One of the reasons OpenAI's GPT-4 turned heads in text synthesis is that the model finally reached a size where it was large enough to have absorbed enough information (in training data) to give the impression that it might be able to genuinely understand and model the world when, in reality, a key aspect of its success is that it "knows" far more than most humans and can impress us by combining those existing concepts in novel ways. With enough training data and computation, the AI industry will likely reach what you might call "the illusion of understanding" with AI video synthesis eventually...

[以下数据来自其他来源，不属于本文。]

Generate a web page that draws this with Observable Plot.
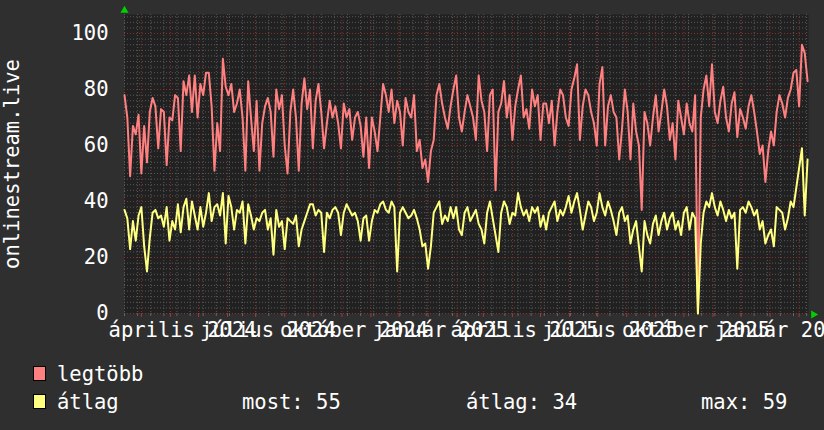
<!DOCTYPE html>
<html>
<head>
<meta charset="utf-8">
<script src="https://cdn.jsdelivr.net/npm/d3@7"></script>
<script src="https://cdn.jsdelivr.net/npm/@observablehq/plot@0.6"></script>
<style>
  html, body { margin: 0; padding: 0; background: #2f2f2f; }
  body { width: 824px; height: 430px; position: relative; overflow: hidden; font-family: "DejaVu Sans Mono", monospace; color: #fff; }
  #chart svg { display: block; }
  .sw { position: absolute; width: 13px; height: 15px; border: 1px solid #000; box-sizing: border-box; }
  .lt { position: absolute; font-size: 20.5px; line-height: 1; white-space: pre; color: #fff; }
</style>
</head>
<body>
<div id="chart"></div>
<div id="legend"></div>
<script>
// ---- data (3-day samples starting 2024-02-12) ----
const startDate = "2024-02-12";
const endDate = "2026-02-11";
const stepDays = 3;

const legtobb = [
  78, 70, 49, 67, 64, 71, 50, 67, 54, 72,
  77, 74, 59, 73, 72, 53, 70, 69, 78, 77,
  58, 83, 78, 85, 72, 85, 70, 82, 78, 86,
  86, 74, 51, 68, 58, 91, 81, 78, 82, 72,
  75, 80, 70, 51, 83, 70, 58, 76, 51, 68,
  74, 77, 72, 56, 80, 73, 78, 60, 50, 72,
  80, 70, 51, 75, 84, 73, 80, 59, 76, 82,
  72, 59, 68, 76, 70, 74, 68, 59, 75, 70,
  73, 62, 70, 72, 67, 56, 70, 52, 70, 65,
  58, 70, 82, 78, 72, 80, 68, 76, 72, 60,
  77, 72, 70, 78, 58, 62, 52, 55, 47, 58,
  62, 78, 82, 75, 70, 66, 74, 80, 85, 70,
  65, 72, 78, 74, 70, 62, 85, 76, 72, 58,
  78, 80, 44, 72, 75, 83, 70, 78, 62, 74,
  80, 85, 70, 73, 66, 80, 74, 78, 62, 75,
  75, 68, 76, 60, 72, 80, 78, 70, 67, 80,
  84, 89, 62, 74, 80, 78, 72, 68, 60, 82,
  88, 60, 74, 78, 72, 70, 55, 66, 80, 72,
  55, 75, 65, 60, 37, 72, 68, 60, 70, 78,
  65, 72, 80, 74, 62, 68, 55, 76, 70, 64,
  75, 68, 65, 78, 0, 70, 80, 85, 74, 89,
  72, 68, 76, 81, 70, 65, 75, 79, 63, 73,
  70, 66, 74, 78, 72, 65, 57, 60, 47, 58,
  65, 60, 72, 78, 75, 70, 77, 80, 86, 87,
  74, 96, 93, 83
];

const atlag = [
  37, 34, 23, 33, 26, 35, 38, 24, 15, 27,
  36, 37, 34, 35, 31, 38, 26, 33, 30, 39,
  29, 38, 41, 30, 40, 35, 30, 38, 31, 36,
  43, 33, 38, 39, 35, 43, 25, 42, 38, 30,
  37, 36, 40, 25, 39, 35, 30, 34, 33, 36,
  37, 30, 34, 21, 37, 31, 33, 23, 34, 33,
  32, 35, 24, 30, 33, 36, 39, 39, 35, 37,
  36, 22, 36, 34, 37, 38, 36, 28, 36, 39,
  37, 35, 36, 33, 26, 34, 35, 26, 33, 37,
  36, 39, 40, 37, 36, 40, 38, 15, 36, 38,
  36, 34, 35, 37, 34, 30, 24, 25, 16, 24,
  36, 38, 40, 32, 35, 33, 38, 34, 38, 30,
  28, 36, 38, 33, 35, 37, 32, 30, 25, 36,
  40, 34, 28, 22, 36, 40, 38, 32, 36, 35,
  43, 38, 35, 37, 33, 38, 36, 38, 31, 35,
  30, 36, 38, 40, 33, 37, 35, 38, 42, 36,
  40, 43, 37, 30, 35, 40, 38, 33, 36, 43,
  38, 35, 40, 37, 33, 28, 36, 38, 33, 35,
  25, 30, 33, 24, 15, 33, 28, 25, 32, 35,
  28, 33, 36, 30, 34, 36, 30, 33, 28, 36,
  38, 30, 36, 34, 0, 25, 36, 40, 38, 43,
  38, 35, 40, 37, 33, 37, 34, 36, 16, 37,
  38, 36, 40, 38, 35, 37, 30, 33, 25, 28,
  30, 24, 38, 37, 36, 30, 34, 40, 38, 45,
  52, 59, 35, 55
];

const labelDates = ["2024-04-14", "2024-07-14", "2024-10-14", "2025-01-14", "2025-04-14", "2025-07-14", "2025-10-14", "2026-01-14"];
const labelTexts = ["április 2024", "július 2024", "október 2024", "január 2025", "április 2025", "július 2025", "október 2025", "január 2026"];
const yTickValues = [0, 20, 40, 60, 80, 100];
const yMax = 106.8;
const yTitle = "onlinestream.live";
const seriesNames = ["legtöbb", "átlag"];
const seriesColors = ["#ff8080", "#ffff80"];
const statLabels = ["most: 55", "átlag: 34", "max: 59"];

// ---- build tables ----
const t0 = new Date(startDate + "T00:00:00Z");
const t1 = new Date(endDate + "T00:00:00Z");
const dayMs = 864e5;
const dates = legtobb.map((_, i) => new Date(t0.getTime() + i * stepDays * dayMs));
const redData = legtobb.map((v, i) => ({date: dates[i], value: v}));
const yelData = atlag.map((v, i) => ({date: dates[i], value: v}));
const xLabels = labelDates.map((d, i) => ({date: new Date(d + "T00:00:00Z"), label: labelTexts[i]}));
const monthTicks = d3.utcMonth.range(t0, t1);
const minorX = d3.range(0, 731, 14).map(k => new Date(t0.getTime() + k * dayMs));
const minorY = d3.range(0, yMax, 2).filter(v => v % 20 !== 0);

const minorColor = "#5a5a5a";
const majorColor = "#853232";

const chart = Plot.plot({
  width: 824,
  height: 345,
  marginLeft: 124,
  marginRight: 16,
  marginTop: 14,
  marginBottom: 32,
  style: {background: "transparent", color: "#ffffff", fontFamily: "DejaVu Sans Mono", fontSize: "20.5px", overflow: "visible"},
  x: {type: "utc", domain: [t0, t1], axis: null},
  y: {domain: [0, yMax], axis: null},
  marks: [
    Plot.frame({fill: "#212121", stroke: null}),
    Plot.ruleX(minorX, {stroke: minorColor, strokeWidth: 1, strokeDasharray: "1,2"}),
    Plot.ruleY(minorY, {stroke: minorColor, strokeWidth: 1, strokeDasharray: "1,2"}),
    Plot.ruleX(monthTicks, {stroke: majorColor, strokeWidth: 1, strokeDasharray: "1,2"}),
    Plot.ruleY(yTickValues, {stroke: majorColor, strokeWidth: 1, strokeDasharray: "1,2"}),
    Plot.axisX(minorX, {tickSize: 3, tickFormat: () => "", stroke: "#666"}),
    Plot.axisX(monthTicks, {tickSize: 4, tickFormat: () => "", stroke: "#a03a3a"}),
    Plot.line(redData, {x: "date", y: "value", stroke: seriesColors[0], strokeWidth: 2}),
    Plot.line(yelData, {x: "date", y: "value", stroke: seriesColors[1], strokeWidth: 2}),
    Plot.text(yTickValues, {y: d => d, text: d => String(d), frameAnchor: "left", textAnchor: "end", dx: -16, fill: "#ffffff", fontSize: 20.5}),
    Plot.text(xLabels, {x: "date", text: "label", frameAnchor: "bottom", lineAnchor: "top", dy: 9, fill: "#ffffff", fontSize: 20.5}),
    Plot.text([yTitle], {text: d => d, frameAnchor: "left", textAnchor: "middle", lineAnchor: "middle", dx: -112, rotate: -90, fill: "#ffffff", fontSize: 20.5}),
    Plot.dot([0], {frameAnchor: "top-left", symbol: "triangle", r: 3, fill: "#00d000", stroke: null, dy: -4}),
    Plot.dot([0], {frameAnchor: "bottom-right", symbol: "triangle", r: 3, fill: "#00d000", stroke: null, dx: 5, dy: 1, rotate: 90})
  ]
});
document.getElementById("chart").appendChild(chart);

// ---- legend (HTML below the SVG) ----
const legend = document.getElementById("legend");
function addSwatch(top, color) {
  const s = document.createElement("div");
  s.className = "sw";
  s.style.left = "33px"; s.style.top = top + "px"; s.style.background = color;
  legend.appendChild(s);
}
function addText(left, top, txt) {
  const t = document.createElement("div");
  t.className = "lt";
  t.style.left = left + "px"; t.style.top = top + "px";
  t.textContent = txt;
  legend.appendChild(t);
}
addSwatch(366, seriesColors[0]);
addText(57, 364, seriesNames[0]);
addSwatch(394, seriesColors[1]);
addText(57, 392, seriesNames[1]);
addText(242, 392, statLabels[0]);
addText(466, 392, statLabels[1]);
addText(701, 392, statLabels[2]);
</script>
</body>
</html>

OpenAI 的 GPT-4 在文本生成领域引人注目的原因之一,是该模型规模终于大到可以从训练数据中吸收足够的信息,让人觉得它或许能真正理解并构建世界模型。然而,实际上其成功的关键在于它“知道”的东西比大多数人要多,并能通过将已有概念以新颖方式组合来使我们印象深刻。伴随足够的训练数据和算力,AI 行业最终可能会在 AI 视频合成方面达到你可以称之为“理解幻象”的境地……
We're likely seeing a similar "illusion of understanding" with AI's latest "reasoning" models, and seeing how that illusion can break when the model runs in to unexpected situations.
我们或许也正在 AI 最新的“推理”模型中看到类似的“理解幻象”,并且能观察到当模型陷入意料之外的场景时,这种幻象会如何破灭。
AI expert Gary Marcus, in his analysis of the new GSM-Symbolic paper, argues that the next big leap in AI capability will only come when these neural networks can integrate true "symbol manipulation, in which some knowledge is represented truly abstractly in terms of variables and operations over those variables, much as we see in algebra and traditional computer programming..." Until then, we're going to get the kind of brittle "reasoning" that can lead AI models to fail mathematical tests in ways that calculators never do.
在对这篇 GSM-Symbolic 新论文的分析中,AI 专家 Gary Marcus 指出,AI 能力的下一次重大飞跃,只有在这些神经网络能够整合真正的“符号操作”时才会出现,其中部分知识能够以变量及其运算的形式被抽象地表达,就像我们在代数和传统计算机编程中看到的那样……在这之前,我们都会遭遇这种脆弱的“推理”,使得 AI 模型在数学测验中可能出现计算器绝不会犯下的错误。